Historic district in Iowa, United States

The Old Fourth Ward Southeast Historic District is a nationally recognized historic district located in Waverly, Iowa, United States. It was listed on the National Register of Historic Places in 2013. At the time of its nomination it contained 137 resources, which included 87 contributing buildings, and 50 non-contributing buildings. The historic district is a residential area immediately to the south of the Waverly East Bremer Avenue Commercial Historic District, and within the bend of the Cedar River. The primary resources in the district are all houses, and the secondary resources are either carriage houses or garages. All but four houses contribute to the historical significance of the district, but a majority of the secondary resources do not.

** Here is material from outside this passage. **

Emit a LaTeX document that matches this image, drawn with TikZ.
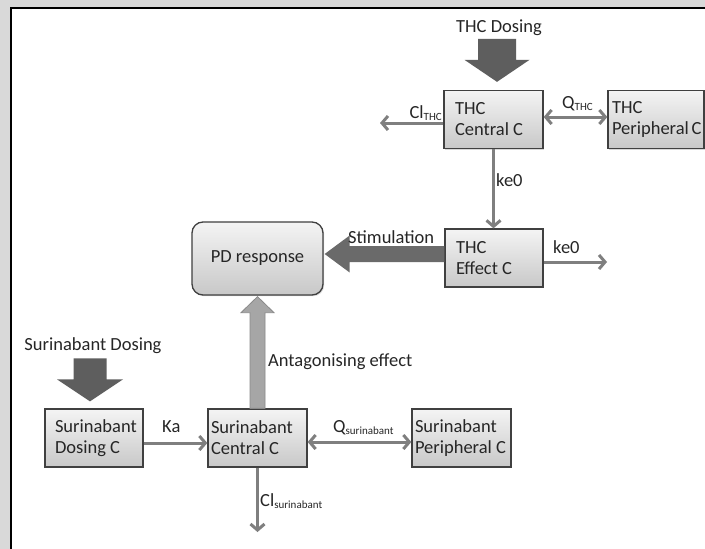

The houses range in size from single-story cottages to two-story front-gable-and-wing houses and two-story hipped-roof houses. They include a variety of the late 19th century and early 20th century architectural styles, with the Queen Anne and American Craftsman styles dominating the district. Most of the houses are of frame construction, but there are examples of brick and stucco construction as well. Most of the house construction took place between the 1880s and the 1950s. The oldest houses are located on the north side of the district. The secondary buildings date from around 1890 to 2010. The Waterloo, Iowa architectural firm of Murphy and Ralston and architect Mortimer B. Cleveland have commissions in the district as does John Leitha, a contractor/designer from Waverly.